AIM: Give every line again exactly as it appears, please, but not the pictures.

PROVIDED DATA:

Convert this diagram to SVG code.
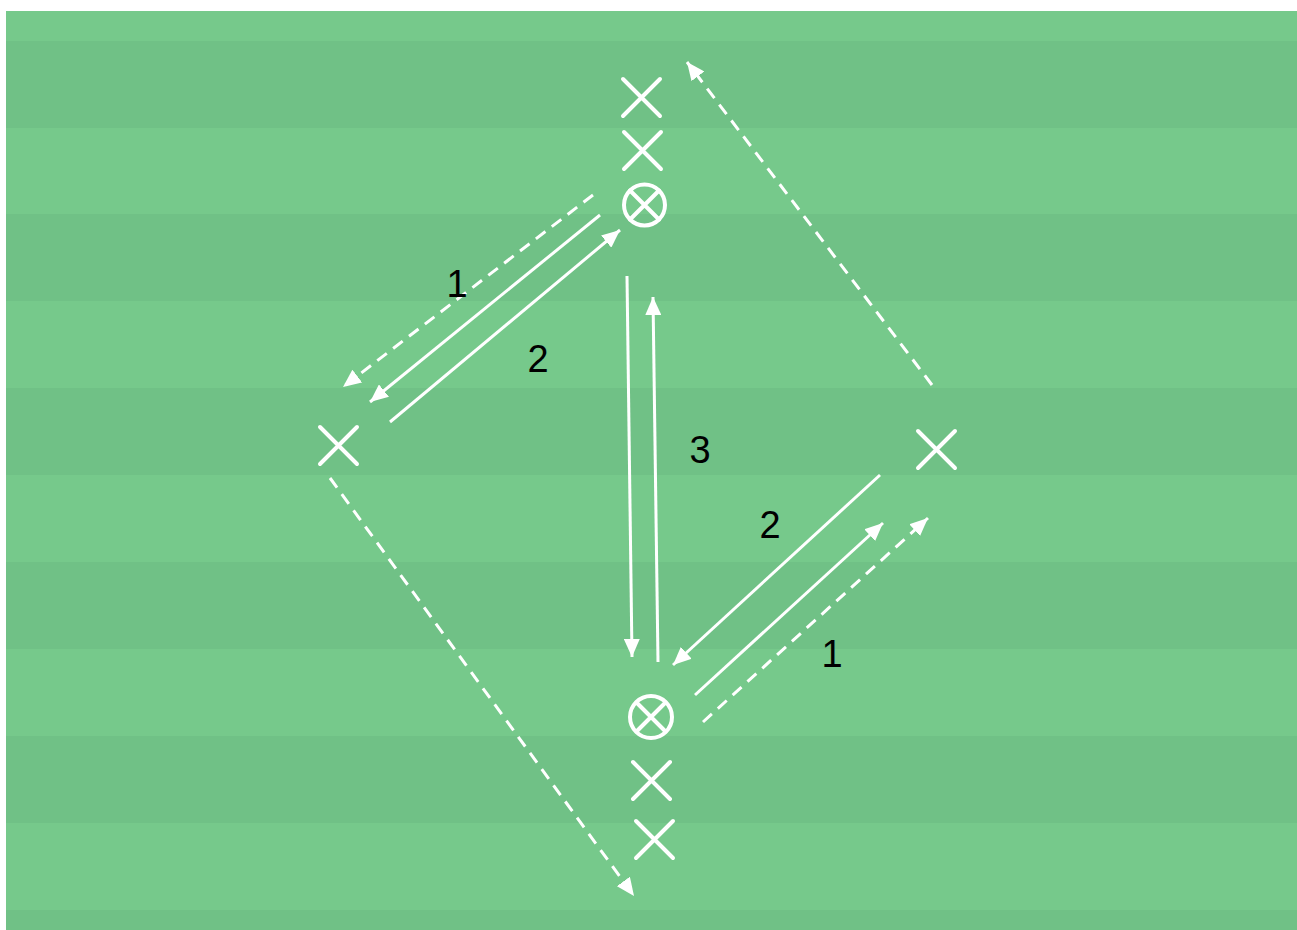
<svg xmlns="http://www.w3.org/2000/svg" width="1297" height="930" viewBox="0 0 1297 930">
<style>
.light{fill:#76c98b}
.dark{fill:#70c186}
.mk{stroke:#fff;stroke-width:4;stroke-linecap:round;fill:none}
.ln{stroke:#fff;stroke-width:3;fill:none}
.dash{stroke-dasharray:12 8}
.lbl{font-family:"Liberation Sans",Arial,sans-serif;font-size:38px;fill:#000;text-anchor:middle}
</style>
<defs>
<marker id="ah" viewBox="0 0 18 16" refX="18" refY="8" markerWidth="18" markerHeight="16" markerUnits="userSpaceOnUse" orient="auto">
<path d="M0,0 L18,8 L0,16 z" fill="#fff"/>
</marker>
</defs>
<rect width="1297" height="930" fill="#fff"/>
<g id="field">
<rect class="light" x="6" y="11" width="1291" height="919"/>
<rect class="dark" x="6" y="41" width="1291" height="87"/>
<rect class="dark" x="6" y="214" width="1291" height="87"/>
<rect class="dark" x="6" y="388" width="1291" height="87"/>
<rect class="dark" x="6" y="562" width="1291" height="87"/>
<rect class="dark" x="6" y="736" width="1291" height="87"/>
<rect class="dark" x="6" y="910" width="1291" height="20"/>
</g>
<g id="connectors">
<line class="ln dash" x1="593" y1="195" x2="343" y2="387" marker-end="url(#ah)"/>
<line class="ln" x1="600" y1="215" x2="370" y2="402" marker-end="url(#ah)"/>
<line class="ln" x1="390" y1="422" x2="620" y2="230" marker-end="url(#ah)"/>
<line class="ln" x1="627" y1="276" x2="632" y2="657" marker-end="url(#ah)"/>
<line class="ln" x1="658" y1="662" x2="653" y2="297" marker-end="url(#ah)"/>
<line class="ln" x1="880" y1="475" x2="673" y2="665" marker-end="url(#ah)"/>
<line class="ln" x1="695" y1="695" x2="883" y2="523" marker-end="url(#ah)"/>
<line class="ln dash" x1="703" y1="722" x2="928" y2="518" marker-end="url(#ah)"/>
<line class="ln dash" x1="932" y1="385" x2="687" y2="62" marker-end="url(#ah)"/>
<line class="ln dash" x1="330" y1="478" x2="634" y2="896" marker-end="url(#ah)"/>
</g>
<g id="labels">
<text class="lbl" x="457" y="297">1</text>
<text class="lbl" x="538" y="372">2</text>
<text class="lbl" x="700" y="463">3</text>
<text class="lbl" x="770" y="538">2</text>
<text class="lbl" x="832" y="667">1</text>
</g>
<g id="top-x1"><path class="mk" d="M623,79 L660,116 M660,79 L623,116"/></g>
<g id="top-x2"><path class="mk" d="M624,132 L661,169 M661,132 L624,169"/></g>
<g id="top-ball"><circle class="mk" cx="644.5" cy="205" r="20.5" stroke-width="3.5"/><path class="mk" d="M630,190.5 L659,219.5 M659,190.5 L630,219.5" stroke-width="3.5"/></g>
<g id="left-x"><path class="mk" d="M320,427 L357,464 M357,427 L320,464"/></g>
<g id="right-x"><path class="mk" d="M918,431 L955,468 M955,431 L918,468"/></g>
<g id="bottom-ball"><circle class="mk" cx="651" cy="717" r="21" stroke-width="3.5"/><path class="mk" d="M636.5,702.5 L665.5,731.5 M665.5,702.5 L636.5,731.5" stroke-width="3.5"/></g>
<g id="bottom-x1"><path class="mk" d="M633,762 L670,799 M670,762 L633,799"/></g>
<g id="bottom-x2"><path class="mk" d="M636,821 L673,858 M673,821 L636,858"/></g>
</svg>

WRITTEN RESPONSE:
Convert this diagram to SVG code.
<svg xmlns="http://www.w3.org/2000/svg" width="1297" height="930" viewBox="0 0 1297 930">
<style>
.light{fill:#76c98b}
.dark{fill:#70c186}
.mk{stroke:#fff;stroke-width:4;stroke-linecap:round;fill:none}
.ln{stroke:#fff;stroke-width:3;fill:none}
.dash{stroke-dasharray:12 8}
.lbl{font-family:"Liberation Sans",Arial,sans-serif;font-size:38px;fill:#000;text-anchor:middle}
</style>
<defs>
<marker id="ah" viewBox="0 0 18 16" refX="18" refY="8" markerWidth="18" markerHeight="16" markerUnits="userSpaceOnUse" orient="auto">
<path d="M0,0 L18,8 L0,16 z" fill="#fff"/>
</marker>
</defs>
<rect width="1297" height="930" fill="#fff"/>
<g id="field">
<rect class="light" x="6" y="11" width="1291" height="919"/>
<rect class="dark" x="6" y="41" width="1291" height="87"/>
<rect class="dark" x="6" y="214" width="1291" height="87"/>
<rect class="dark" x="6" y="388" width="1291" height="87"/>
<rect class="dark" x="6" y="562" width="1291" height="87"/>
<rect class="dark" x="6" y="736" width="1291" height="87"/>
<rect class="dark" x="6" y="910" width="1291" height="20"/>
</g>
<g id="connectors">
<line class="ln dash" x1="593" y1="195" x2="343" y2="387" marker-end="url(#ah)"/>
<line class="ln" x1="600" y1="215" x2="370" y2="402" marker-end="url(#ah)"/>
<line class="ln" x1="390" y1="422" x2="620" y2="230" marker-end="url(#ah)"/>
<line class="ln" x1="627" y1="276" x2="632" y2="657" marker-end="url(#ah)"/>
<line class="ln" x1="658" y1="662" x2="653" y2="297" marker-end="url(#ah)"/>
<line class="ln" x1="880" y1="475" x2="673" y2="665" marker-end="url(#ah)"/>
<line class="ln" x1="695" y1="695" x2="883" y2="523" marker-end="url(#ah)"/>
<line class="ln dash" x1="703" y1="722" x2="928" y2="518" marker-end="url(#ah)"/>
<line class="ln dash" x1="932" y1="385" x2="687" y2="62" marker-end="url(#ah)"/>
<line class="ln dash" x1="330" y1="478" x2="634" y2="896" marker-end="url(#ah)"/>
</g>
<g id="labels">
<text class="lbl" x="457" y="297">1</text>
<text class="lbl" x="538" y="372">2</text>
<text class="lbl" x="700" y="463">3</text>
<text class="lbl" x="770" y="538">2</text>
<text class="lbl" x="832" y="667">1</text>
</g>
<g id="top-x1"><path class="mk" d="M623,79 L660,116 M660,79 L623,116"/></g>
<g id="top-x2"><path class="mk" d="M624,132 L661,169 M661,132 L624,169"/></g>
<g id="top-ball"><circle class="mk" cx="644.5" cy="205" r="20.5" stroke-width="3.5"/><path class="mk" d="M630,190.5 L659,219.5 M659,190.5 L630,219.5" stroke-width="3.5"/></g>
<g id="left-x"><path class="mk" d="M320,427 L357,464 M357,427 L320,464"/></g>
<g id="right-x"><path class="mk" d="M918,431 L955,468 M955,431 L918,468"/></g>
<g id="bottom-ball"><circle class="mk" cx="651" cy="717" r="21" stroke-width="3.5"/><path class="mk" d="M636.5,702.5 L665.5,731.5 M665.5,702.5 L636.5,731.5" stroke-width="3.5"/></g>
<g id="bottom-x1"><path class="mk" d="M633,762 L670,799 M670,762 L633,799"/></g>
<g id="bottom-x2"><path class="mk" d="M636,821 L673,858 M673,821 L636,858"/></g>
</svg>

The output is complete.